### [Data provided]

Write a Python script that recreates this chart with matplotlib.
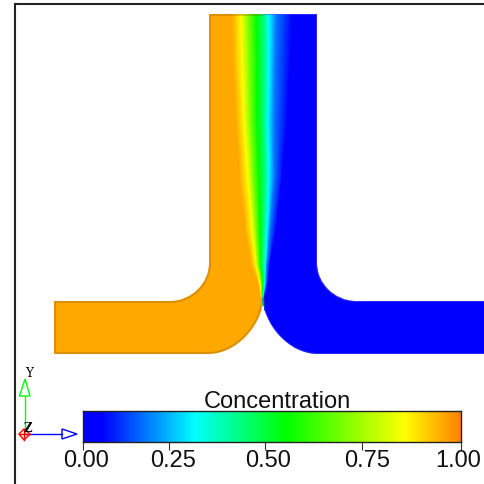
import numpy as np
import matplotlib
matplotlib.use("Agg")
import matplotlib.pyplot as plt
from matplotlib.colors import LinearSegmentedColormap
from matplotlib.patches import PathPatch, Polygon
from matplotlib.path import Path

# -----------------------------
# Colour scale (position on bar, colour)
# -----------------------------
CMAP_POS = [0.0, 0.05, 0.295, 0.537, 0.85, 1.0]
CMAP_COL = ["#0000ff", "#0000ff", "#00ffff", "#00ff00", "#ffff00", "#ff8000"]

TICK_POS = [0.0, 0.228, 0.481, 0.738, 1.0]
LABEL_POS = [0.008, 0.238, 0.489, 0.750, 0.992]
TICK_LABELS = ["0.00", "0.25", "0.50", "0.75", "1.00"]

# -----------------------------
# Concentration field
# each row of ROW_X gives the x pixel where LEVELS is reached at that y
# -----------------------------
LEVELS = [0.95, 0.95, 0.85, 0.70, 0.537, 0.42, 0.295, 0.17, 0.05, 0.0, 0.0]
ROW_Y = [15, 60, 120, 180, 230, 265, 285, 298, 356]
ROW_X = [
    [50, 232, 241, 248, 256, 264, 269, 276, 292, 302, 490],
    [50, 233, 242, 249, 257, 264, 269, 275, 290, 300, 490],
    [50, 236, 244, 250, 257, 264, 268, 274, 287, 296, 490],
    [50, 240, 248, 253, 259, 265, 269, 274, 282, 290, 490],
    [50, 245, 252, 256, 260, 264, 267, 270, 276, 282, 490],
    [50, 251, 256, 258, 261, 263, 265.5, 267, 270, 274, 490],
    [50, 258, 260.5, 261.5, 263, 264, 265, 266, 268, 270, 490],
    [50, 261, 261.5, 262, 262.5, 263, 263.5, 264, 264.5, 265, 490],
    [50, 261, 261.5, 262, 262.5, 263, 263.5, 264, 264.5, 265, 490],
]

# channel outline in pixels
TOP_L, TOP_R = 209, 317
TOP_Y = 15
ELBOW_Y = 264
ARM_TOP, ARM_BOT = 302, 355
ARM_L, ARM_R = 54, 486
INNER_L, INNER_R = 170, 356
TIP_X, TIP_Y = 263, 299
OUTER_L, OUTER_R = 208, 318
RIM_SPLIT_X = 263

cmap = LinearSegmentedColormap.from_list("conc", list(zip(CMAP_POS, CMAP_COL)))

fig = plt.figure(figsize=(4.85, 4.85), dpi=100)
ax = fig.add_axes([0, 0, 1, 1])
ax.set_xlim(0, 485)
ax.set_ylim(485, 0)
ax.axis("off")

# -----------------------------
# Channel
# -----------------------------
K = 0.55
right_verts = [
    (RIM_SPLIT_X, TOP_Y), (TOP_R, TOP_Y), (TOP_R, ELBOW_Y),
    (TOP_R, ELBOW_Y + K * (ARM_TOP - ELBOW_Y)), (INNER_R - K * (INNER_R - TOP_R), ARM_TOP), (INNER_R, ARM_TOP),
    (ARM_R, ARM_TOP), (ARM_R, ARM_BOT), (OUTER_R, ARM_BOT),
    (OUTER_R - K * (OUTER_R - TIP_X), ARM_BOT), (TIP_X, ARM_BOT - K * (ARM_BOT - TIP_Y)), (TIP_X, TIP_Y),
]
right_codes = [Path.MOVETO, Path.LINETO, Path.LINETO,
               Path.CURVE4, Path.CURVE4, Path.CURVE4,
               Path.LINETO, Path.LINETO, Path.LINETO,
               Path.CURVE4, Path.CURVE4, Path.CURVE4]
left_verts = [
    (TIP_X, TIP_Y),
    (TIP_X, ARM_BOT - K * (ARM_BOT - TIP_Y)), (OUTER_L + K * (TIP_X - OUTER_L), ARM_BOT), (OUTER_L, ARM_BOT),
    (ARM_L, ARM_BOT), (ARM_L, ARM_TOP), (INNER_L, ARM_TOP),
    (INNER_L + K * (TOP_L - INNER_L), ARM_TOP), (TOP_L, ELBOW_Y + K * (ARM_TOP - ELBOW_Y)), (TOP_L, ELBOW_Y),
    (TOP_L, TOP_Y), (RIM_SPLIT_X, TOP_Y),
]
left_codes = [Path.MOVETO,
              Path.CURVE4, Path.CURVE4, Path.CURVE4,
              Path.LINETO, Path.LINETO, Path.LINETO,
              Path.CURVE4, Path.CURVE4, Path.CURVE4,
              Path.LINETO, Path.LINETO]

shape = PathPatch(Path(right_verts + left_verts[1:], right_codes + left_codes[1:]),
                  facecolor="none", edgecolor="none")
ax.add_patch(shape)

X = np.array(ROW_X, dtype=float)
Y = np.repeat(np.array(ROW_Y, dtype=float)[:, None], X.shape[1], axis=1)
C = np.repeat(np.array(LEVELS)[None, :], X.shape[0], axis=0)
mesh = ax.pcolormesh(X, Y, C, shading="gouraud", cmap=cmap, vmin=0, vmax=1)
mesh.set_clip_path(shape)

# rims stay inside the channel: darker on the orange side, lighter on the blue side
rim = PathPatch(Path(left_verts, left_codes), facecolor="none", edgecolor="#8a5a00", linewidth=3, alpha=0.3)
ax.add_patch(rim)
rim.set_clip_path(shape)
rim2 = PathPatch(Path(right_verts, right_codes), facecolor="none", edgecolor="#5050ff", linewidth=1.5, alpha=0.5)
ax.add_patch(rim2)
rim2.set_clip_path(shape)

# -----------------------------
# Frame
# -----------------------------
ax.plot([15, 15, 485], [485, 5, 5], color="#222222", linewidth=1.5, solid_joinstyle="miter")

# -----------------------------
# Triad
# -----------------------------
ax.plot([25, 25], [435, 397], color="#00ff00", linewidth=1)
ax.add_patch(Polygon([(25, 380), (19.5, 397), (30, 397)], closed=True, fc="white", ec="#00ff00", lw=1))
ax.plot([25, 62], [435, 435], color="#0000ff", linewidth=1)
ax.add_patch(Polygon([(77, 435), (62, 430), (62, 440)], closed=True, fc="white", ec="#0000ff", lw=1))
ax.add_patch(Polygon([(19, 435), (24, 430), (30, 435), (24, 441)], closed=True, fc="none", ec="#ff0000", lw=1))
ax.plot([19, 30], [435, 435], color="#ff0000", linewidth=1)
ax.plot([24, 24], [430, 441], color="#ff0000", linewidth=1)
ax.text(29, 373.5, "Y", family="DejaVu Serif", fontsize=8.5, ha="center", va="center", color="black")
ax.text(28, 429, "Z", family="DejaVu Serif", fontsize=8.5, weight="bold", ha="center", va="center", color="black")

# -----------------------------
# Colour bar
# -----------------------------
cax = fig.add_axes([83 / 485, 1 - 443 / 485, 378.5 / 485, 31 / 485])
gradient = np.linspace(0, 1, 256)[None, :]
cax.imshow(gradient, aspect="auto", cmap=cmap, vmin=0, vmax=1, extent=[0, 1, 0, 1])
cax.set_yticks([])
cax.set_xticks(TICK_POS, labels=[""] * len(TICK_POS))
cax.tick_params(axis="x", which="major", length=6, width=0.8, color="#333333")
cax.set_xticks(LABEL_POS, labels=TICK_LABELS, minor=True)
cax.tick_params(axis="x", which="minor", length=0, pad=5, labelsize=17)
for lab in cax.get_xticklabels(minor=True):
    lab.set_family("Liberation Sans")
    lab.set_color("#111111")
for s in cax.spines.values():
    s.set_linewidth(1)
    s.set_color("#222222")
fig.text(277 / 485, 1 - 402 / 485, "Concentration", family="Liberation Sans", fontsize=17,
         ha="center", va="center", color="#111111")

fig.savefig("out.png", dpi=100)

### [Challenge]
Omit the pictures, then quote the rest of the material above exactly.

### [Task answer]
Write a Python script that recreates this chart with matplotlib.
import numpy as np
import matplotlib
matplotlib.use("Agg")
import matplotlib.pyplot as plt
from matplotlib.colors import LinearSegmentedColormap
from matplotlib.patches import PathPatch, Polygon
from matplotlib.path import Path

# -----------------------------
# Colour scale (position on bar, colour)
# -----------------------------
CMAP_POS = [0.0, 0.05, 0.295, 0.537, 0.85, 1.0]
CMAP_COL = ["#0000ff", "#0000ff", "#00ffff", "#00ff00", "#ffff00", "#ff8000"]

TICK_POS = [0.0, 0.228, 0.481, 0.738, 1.0]
LABEL_POS = [0.008, 0.238, 0.489, 0.750, 0.992]
TICK_LABELS = ["0.00", "0.25", "0.50", "0.75", "1.00"]

# -----------------------------
# Concentration field
# each row of ROW_X gives the x pixel where LEVELS is reached at that y
# -----------------------------
LEVELS = [0.95, 0.95, 0.85, 0.70, 0.537, 0.42, 0.295, 0.17, 0.05, 0.0, 0.0]
ROW_Y = [15, 60, 120, 180, 230, 265, 285, 298, 356]
ROW_X = [
    [50, 232, 241, 248, 256, 264, 269, 276, 292, 302, 490],
    [50, 233, 242, 249, 257, 264, 269, 275, 290, 300, 490],
    [50, 236, 244, 250, 257, 264, 268, 274, 287, 296, 490],
    [50, 240, 248, 253, 259, 265, 269, 274, 282, 290, 490],
    [50, 245, 252, 256, 260, 264, 267, 270, 276, 282, 490],
    [50, 251, 256, 258, 261, 263, 265.5, 267, 270, 274, 490],
    [50, 258, 260.5, 261.5, 263, 264, 265, 266, 268, 270, 490],
    [50, 261, 261.5, 262, 262.5, 263, 263.5, 264, 264.5, 265, 490],
    [50, 261, 261.5, 262, 262.5, 263, 263.5, 264, 264.5, 265, 490],
]

# channel outline in pixels
TOP_L, TOP_R = 209, 317
TOP_Y = 15
ELBOW_Y = 264
ARM_TOP, ARM_BOT = 302, 355
ARM_L, ARM_R = 54, 486
INNER_L, INNER_R = 170, 356
TIP_X, TIP_Y = 263, 299
OUTER_L, OUTER_R = 208, 318
RIM_SPLIT_X = 263

cmap = LinearSegmentedColormap.from_list("conc", list(zip(CMAP_POS, CMAP_COL)))

fig = plt.figure(figsize=(4.85, 4.85), dpi=100)
ax = fig.add_axes([0, 0, 1, 1])
ax.set_xlim(0, 485)
ax.set_ylim(485, 0)
ax.axis("off")

# -----------------------------
# Channel
# -----------------------------
K = 0.55
right_verts = [
    (RIM_SPLIT_X, TOP_Y), (TOP_R, TOP_Y), (TOP_R, ELBOW_Y),
    (TOP_R, ELBOW_Y + K * (ARM_TOP - ELBOW_Y)), (INNER_R - K * (INNER_R - TOP_R), ARM_TOP), (INNER_R, ARM_TOP),
    (ARM_R, ARM_TOP), (ARM_R, ARM_BOT), (OUTER_R, ARM_BOT),
    (OUTER_R - K * (OUTER_R - TIP_X), ARM_BOT), (TIP_X, ARM_BOT - K * (ARM_BOT - TIP_Y)), (TIP_X, TIP_Y),
]
right_codes = [Path.MOVETO, Path.LINETO, Path.LINETO,
               Path.CURVE4, Path.CURVE4, Path.CURVE4,
               Path.LINETO, Path.LINETO, Path.LINETO,
               Path.CURVE4, Path.CURVE4, Path.CURVE4]
left_verts = [
    (TIP_X, TIP_Y),
    (TIP_X, ARM_BOT - K * (ARM_BOT - TIP_Y)), (OUTER_L + K * (TIP_X - OUTER_L), ARM_BOT), (OUTER_L, ARM_BOT),
    (ARM_L, ARM_BOT), (ARM_L, ARM_TOP), (INNER_L, ARM_TOP),
    (INNER_L + K * (TOP_L - INNER_L), ARM_TOP), (TOP_L, ELBOW_Y + K * (ARM_TOP - ELBOW_Y)), (TOP_L, ELBOW_Y),
    (TOP_L, TOP_Y), (RIM_SPLIT_X, TOP_Y),
]
left_codes = [Path.MOVETO,
              Path.CURVE4, Path.CURVE4, Path.CURVE4,
              Path.LINETO, Path.LINETO, Path.LINETO,
              Path.CURVE4, Path.CURVE4, Path.CURVE4,
              Path.LINETO, Path.LINETO]

shape = PathPatch(Path(right_verts + left_verts[1:], right_codes + left_codes[1:]),
                  facecolor="none", edgecolor="none")
ax.add_patch(shape)

X = np.array(ROW_X, dtype=float)
Y = np.repeat(np.array(ROW_Y, dtype=float)[:, None], X.shape[1], axis=1)
C = np.repeat(np.array(LEVELS)[None, :], X.shape[0], axis=0)
mesh = ax.pcolormesh(X, Y, C, shading="gouraud", cmap=cmap, vmin=0, vmax=1)
mesh.set_clip_path(shape)

# rims stay inside the channel: darker on the orange side, lighter on the blue side
rim = PathPatch(Path(left_verts, left_codes), facecolor="none", edgecolor="#8a5a00", linewidth=3, alpha=0.3)
ax.add_patch(rim)
rim.set_clip_path(shape)
rim2 = PathPatch(Path(right_verts, right_codes), facecolor="none", edgecolor="#5050ff", linewidth=1.5, alpha=0.5)
ax.add_patch(rim2)
rim2.set_clip_path(shape)

# -----------------------------
# Frame
# -----------------------------
ax.plot([15, 15, 485], [485, 5, 5], color="#222222", linewidth=1.5, solid_joinstyle="miter")

# -----------------------------
# Triad
# -----------------------------
ax.plot([25, 25], [435, 397], color="#00ff00", linewidth=1)
ax.add_patch(Polygon([(25, 380), (19.5, 397), (30, 397)], closed=True, fc="white", ec="#00ff00", lw=1))
ax.plot([25, 62], [435, 435], color="#0000ff", linewidth=1)
ax.add_patch(Polygon([(77, 435), (62, 430), (62, 440)], closed=True, fc="white", ec="#0000ff", lw=1))
ax.add_patch(Polygon([(19, 435), (24, 430), (30, 435), (24, 441)], closed=True, fc="none", ec="#ff0000", lw=1))
ax.plot([19, 30], [435, 435], color="#ff0000", linewidth=1)
ax.plot([24, 24], [430, 441], color="#ff0000", linewidth=1)
ax.text(29, 373.5, "Y", family="DejaVu Serif", fontsize=8.5, ha="center", va="center", color="black")
ax.text(28, 429, "Z", family="DejaVu Serif", fontsize=8.5, weight="bold", ha="center", va="center", color="black")

# -----------------------------
# Colour bar
# -----------------------------
cax = fig.add_axes([83 / 485, 1 - 443 / 485, 378.5 / 485, 31 / 485])
gradient = np.linspace(0, 1, 256)[None, :]
cax.imshow(gradient, aspect="auto", cmap=cmap, vmin=0, vmax=1, extent=[0, 1, 0, 1])
cax.set_yticks([])
cax.set_xticks(TICK_POS, labels=[""] * len(TICK_POS))
cax.tick_params(axis="x", which="major", length=6, width=0.8, color="#333333")
cax.set_xticks(LABEL_POS, labels=TICK_LABELS, minor=True)
cax.tick_params(axis="x", which="minor", length=0, pad=5, labelsize=17)
for lab in cax.get_xticklabels(minor=True):
    lab.set_family("Liberation Sans")
    lab.set_color("#111111")
for s in cax.spines.values():
    s.set_linewidth(1)
    s.set_color("#222222")
fig.text(277 / 485, 1 - 402 / 485, "Concentration", family="Liberation Sans", fontsize=17,
         ha="center", va="center", color="#111111")

fig.savefig("out.png", dpi=100)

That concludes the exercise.